> WRITTEN EXERCISE
Everything from the first line of the data below through the line that contains "import plotly.graph_objects as go" should be written out exactly, please, and nothing more; the pictures stay out.

Records from a data source
◆ ◆ ◆ ◆
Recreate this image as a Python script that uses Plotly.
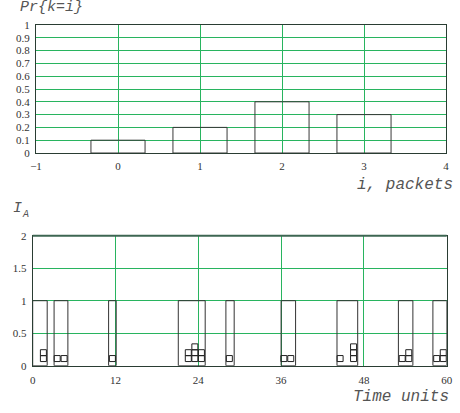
import plotly.graph_objects as go

# ---- top chart data: distribution Pr{k=i}
packets_i = [0, 1, 2, 3]
prob_k = [0.1, 0.2, 0.4, 0.3]
bar_width = 0.66
top_xticks = [-1, 0, 1, 2, 3, 4]
top_yticks = [0, 0.1, 0.2, 0.3, 0.4, 0.5, 0.6, 0.7, 0.8, 0.9, 1]
top_ytick_text = ["0", "0.1", "0.2", "0.3", "0.4", "0.5", "0.6", "0.7", "0.8", "0.9", "1"]

# ---- bottom chart data: ON periods of source A and packet arrivals
on_start = [0.0, 3.1, 11.0, 21.1, 28.0, 36.0, 44.1, 53.0, 58.0]
on_end = [2.1, 5.1, 12.1, 25.0, 29.2, 38.1, 47.1, 55.1, 60.0]
on_level = [1, 1, 1, 1, 1, 1, 1, 1, 1]
pkt_x = [1.55, 1.55, 3.55, 4.55, 11.55,
         22.55, 22.55, 23.5, 23.5, 23.5, 24.45, 24.45,
         28.5, 36.4, 37.4, 44.55, 46.5, 46.5, 46.5,
         53.55, 54.5, 54.5, 58.55, 59.5, 59.5]
pkt_y = [0.11, 0.2, 0.11, 0.11, 0.11,
         0.11, 0.2, 0.11, 0.2, 0.29, 0.11, 0.2,
         0.11, 0.11, 0.11, 0.11, 0.11, 0.2, 0.29,
         0.11, 0.11, 0.2, 0.11, 0.11, 0.2]
bot_xticks = [0, 12, 24, 36, 48, 60]
bot_yticks = [0, 0.5, 1, 1.5, 2]
bot_ytick_text = ["0", "0.5", "1", "1.5", "2"]

W, H = 460, 413
GRID = "rgb(40,180,95)"
FRAME = "#2a3d33"
TICKFONT = dict(family="Liberation Serif", size=11, color="#333333")
MONO = dict(family="Liberation Mono", size=15, color="#555555")
MONO_L = dict(family="Liberation Mono", size=16, color="#555555")
MONO_SUB = dict(family="Liberation Mono", size=10, color="#555555")

fig = go.Figure()

fig.add_trace(go.Bar(
    x=packets_i, y=prob_k, width=bar_width,
    marker=dict(color="rgba(0,0,0,0)", line=dict(color="#3a3a3a", width=1)),
    xaxis="x", yaxis="y", showlegend=False, hoverinfo="skip"))

centers = [(s + e) / 2 for s, e in zip(on_start, on_end)]
widths = [e - s for s, e in zip(on_start, on_end)]
fig.add_trace(go.Bar(
    x=centers, y=on_level, width=widths,
    marker=dict(color="rgba(0,0,0,0)", line=dict(color="#333333", width=1)),
    xaxis="x2", yaxis="y2", showlegend=False, hoverinfo="skip"))

fig.add_trace(go.Scatter(
    x=pkt_x, y=pkt_y, mode="markers",
    marker=dict(symbol="square-open", size=6, color="#222222", line=dict(width=1)),
    xaxis="x2", yaxis="y2", showlegend=False, hoverinfo="skip"))

def px_x(p):
    return p / W

def px_y(p):
    return 1 - p / H

common = dict(showgrid=True, gridcolor=GRID, gridwidth=1, zeroline=False,
              showline=True, linecolor=FRAME, linewidth=1, mirror=True,
              ticks="", tickfont=TICKFONT, fixedrange=True, automargin=False)

fig.update_layout(
    template="none",
    width=W, height=H,
    margin=dict(l=0, r=0, t=0, b=0, autoexpand=False),
    paper_bgcolor="white", plot_bgcolor="white",
    barmode="overlay",
    xaxis=dict(domain=[px_x(36), px_x(446)], range=[-1, 4], anchor="y",
               tickvals=top_xticks, ticklabelstandoff=3, **common),
    yaxis=dict(domain=[px_y(153), px_y(25)], range=[0, 1], anchor="x",
               tickvals=top_yticks, ticktext=top_ytick_text, ticklabelstandoff=3, **common),
    xaxis2=dict(domain=[px_x(32.7), px_x(446.7)], range=[0, 60], anchor="y2",
                tickvals=bot_xticks, ticklabelstandoff=4, **common),
    yaxis2=dict(domain=[px_y(365.7), px_y(235.7)], range=[0, 2], anchor="x2",
                tickvals=bot_yticks, ticktext=bot_ytick_text, ticklabelstandoff=3, **common),
    annotations=[
        dict(text="<i>Pr{k=i}</i>", x=px_x(18), y=px_y(8), xref="paper", yref="paper",
             xanchor="left", yanchor="middle", showarrow=False, font=MONO),
        dict(text="<i>i, packets</i>", x=px_x(455), y=px_y(185), xref="paper", yref="paper",
             xanchor="right", yanchor="middle", showarrow=False, font=MONO_L),
        dict(text="<i>I</i>", x=px_x(11), y=px_y(208), xref="paper", yref="paper",
             xanchor="left", yanchor="middle", showarrow=False, font=MONO),
        dict(text="<i>A</i>", x=px_x(20), y=px_y(214), xref="paper", yref="paper",
             xanchor="left", yanchor="middle", showarrow=False, font=MONO_SUB),
        dict(text="<i>Time units</i>", x=px_x(451), y=px_y(397), xref="paper", yref="paper",
             xanchor="right", yanchor="middle", showarrow=False, font=MONO_L),
    ],
)

# thicker dark top edge of lower plot
fig.add_shape(type="line", xref="x2 domain", yref="y2 domain", x0=0, x1=1, y0=1, y1=1,
              line=dict(color="#3d6652", width=2))

fig.write_html("out.html", config={"displayModeBar": False},
               post_script="document.body.style.margin='0';document.body.style.overflow='hidden';")
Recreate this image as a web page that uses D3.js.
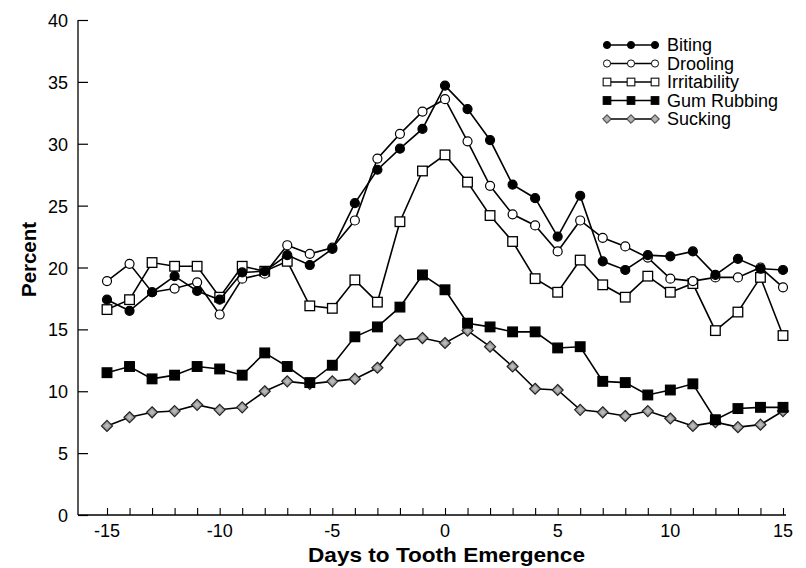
<!DOCTYPE html>
<html>
<head>
<meta charset="utf-8">
<script src="https://cdn.jsdelivr.net/npm/d3@7"></script>
<style>
  body { margin: 0; background: #fff; }
  text { font-family: "Liberation Sans", Arial, sans-serif; }
</style>
</head>
<body>
<svg></svg>
<script>
// data
var days = d3.range(-15, 16);
var biting = [17.4, 16.5, 18.0, 19.3, 18.1, 17.4, 19.6, 19.7, 21.0, 20.2, 21.5, 25.2, 27.9, 29.6, 31.2, 34.7,
              32.8, 30.3, 26.7, 25.6, 22.5, 25.8, 20.5, 19.8, 21.0, 20.9, 21.3, 19.4, 20.7, 19.9, 19.8];
var drooling = [18.9, 20.3, 18.0, 18.3, 18.8, 16.2, 19.1, 19.5, 21.8, 21.1, 21.6, 23.8, 28.8, 30.8, 32.6, 33.6,
                30.2, 26.6, 24.3, 23.4, 21.3, 23.8, 22.4, 21.7, 20.8, 19.1, 18.9, 19.2, 19.2, 20.0, 18.4];
var irritability = [16.6, 17.4, 20.4, 20.1, 20.1, 17.6, 20.1, 19.7, 20.5, 16.9, 16.7, 19.0, 17.2, 23.7, 27.8, 29.1,
                    26.9, 24.2, 22.1, 19.1, 18.0, 20.6, 18.6, 17.6, 19.3, 18.0, 18.7, 14.9, 16.4, 19.2, 14.5];
var gumRubbing = [11.5, 12.0, 11.0, 11.3, 12.0, 11.8, 11.3, 13.1, 12.0, 10.7, 12.1, 14.4, 15.2, 16.8, 19.4, 18.2,
                  15.5, 15.2, 14.8, 14.8, 13.5, 13.6, 10.8, 10.7, 9.7, 10.1, 10.6, 7.7, 8.6, 8.7, 8.7];
var sucking = [7.2, 7.9, 8.3, 8.4, 8.9, 8.5, 8.7, 10.0, 10.8, 10.6, 10.8, 11.0, 11.9, 14.1, 14.3, 13.9,
               14.9, 13.6, 12.0, 10.2, 10.1, 8.5, 8.3, 8.0, 8.4, 7.8, 7.2, 7.5, 7.1, 7.3, 8.4];
var seriesNames = ["Biting", "Drooling", "Irritability", "Gum Rubbing", "Sucking"];
var xTicks = [-15, -10, -5, 0, 5, 10, 15];
var yTicks = [0, 5, 10, 15, 20, 25, 30, 35, 40];

var svgWidth = 806, svgHeight = 568;
var svg = d3.select('svg')
  .attr('width', svgWidth)
  .attr('height', svgHeight);

var x = d3.scaleLinear().domain([-15, 15]).range([107, 783]);
var y = d3.scaleLinear().domain([0, 40]).range([515, 20]);
var axisLeft = 78;

// axes
svg.append("line").attr("x1", axisLeft).attr("x2", axisLeft).attr("y1", y(40)).attr("y2", y(0))
  .attr("stroke", "#000").attr("stroke-width", 1.3);
svg.append("line").attr("x1", axisLeft).attr("x2", 786).attr("y1", y(0)).attr("y2", y(0))
  .attr("stroke", "#000").attr("stroke-width", 1.3);

var yAxis = svg.append("g").attr("transform", "translate(" + axisLeft + ",0)")
  .call(d3.axisRight(y).tickValues(yTicks).tickSize(10).tickFormat(""));
yAxis.select(".domain").remove();
yAxis.selectAll("line").attr("stroke-width", 1.2);
svg.selectAll(".ylab").data(yTicks).enter().append("text")
  .attr("x", 68).attr("y", function (d) { return y(d) + 7; })
  .attr("text-anchor", "end").attr("font-size", 18).text(function (d) { return d; });

var xAxis = svg.append("g").attr("transform", "translate(0," + y(0) + ")")
  .call(d3.axisTop(x).tickValues(days).tickSize(7).tickFormat(""));
xAxis.select(".domain").remove();
xAxis.selectAll("line").attr("stroke-width", 1.1);
svg.selectAll(".xlab").data(xTicks).enter().append("text")
  .attr("x", function (d) { return x(d); }).attr("y", 537)
  .attr("text-anchor", "middle").attr("font-size", 18).text(function (d) { return d; });

svg.append("text").attr("x", 308).attr("y", 562)
  .attr("font-size", 21).attr("font-weight", "bold")
  .attr("textLength", 277).attr("lengthAdjust", "spacingAndGlyphs")
  .text("Days to Tooth Emergence");
svg.append("text").attr("transform", "translate(36,297) rotate(-90)")
  .attr("font-size", 21).attr("font-weight", "bold")
  .attr("textLength", 75).attr("lengthAdjust", "spacingAndGlyphs")
  .text("Percent");

// markers
function drawMarker(g, kind) {
  if (kind === 0 || kind === 1) {
    g.append("circle").attr("r", 4.5)
      .attr("fill", kind === 0 ? "#000" : "#fff").attr("stroke", "#000").attr("stroke-width", 1.2);
  } else if (kind === 2 || kind === 3) {
    g.append("rect").attr("x", -4.8).attr("y", -4.8).attr("width", 9.6).attr("height", 9.6)
      .attr("fill", kind === 3 ? "#000" : "#fff").attr("stroke", "#000").attr("stroke-width", 1.3);
  } else {
    g.append("path").attr("d", "M0,-5.5L5.5,0L0,5.5L-5.5,0Z")
      .attr("fill", "#9a9a9a").attr("stroke", "#222").attr("stroke-width", 1.2);
    g.append("path").attr("d", "M0,-2.8L2.8,0L0,2.8L-2.8,0Z")
      .attr("fill", "#b8b8b8").attr("stroke", "none");
  }
}

var allSeries = [biting, drooling, irritability, gumRubbing, sucking];
var line = d3.line().x(function (d, i) { return x(days[i]); }).y(function (d) { return y(d); });

// draw from bottom to top so Biting ends up on top
for (var s = allSeries.length - 1; s >= 0; s--) {
  svg.append("path").datum(allSeries[s]).attr("d", line)
    .attr("fill", "none").attr("stroke", "#000").attr("stroke-width", 1.6);
  svg.selectAll(".m" + s).data(allSeries[s]).enter().append("g")
    .attr("transform", function (d, i) { return "translate(" + x(days[i]) + "," + y(d) + ")"; })
    .each(function () { drawMarker(d3.select(this), s); });
}

// legend
var legend = svg.append("g");
seriesNames.forEach(function (name, i) {
  var ly = 45 + i * 18.5;
  legend.append("line").attr("x1", 607).attr("x2", 655).attr("y1", ly).attr("y2", ly)
    .attr("stroke", "#000").attr("stroke-width", 1.4);
  [607, 631, 655].forEach(function (lx) {
    var g = legend.append("g").attr("transform", "translate(" + lx + "," + ly + ") scale(0.8)");
    drawMarker(g, i);
  });
  legend.append("text").attr("x", 667).attr("y", ly + 6).attr("font-size", 18).text(name);
});
</script>
</body>
</html>
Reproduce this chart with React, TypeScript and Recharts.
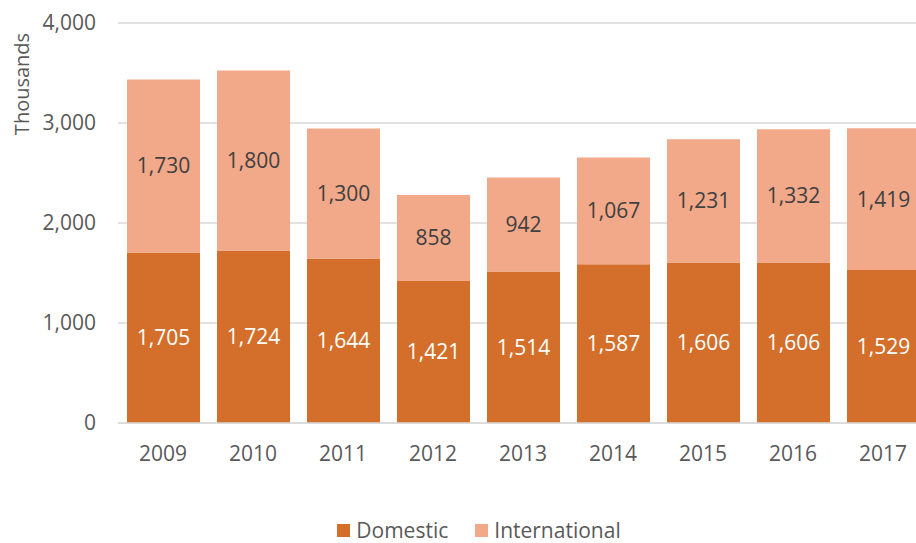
◆ ◆ ◆ ◆
> THE OUTPUT
Recreate this image as a Python script that uses Plotly.
import plotly.graph_objects as go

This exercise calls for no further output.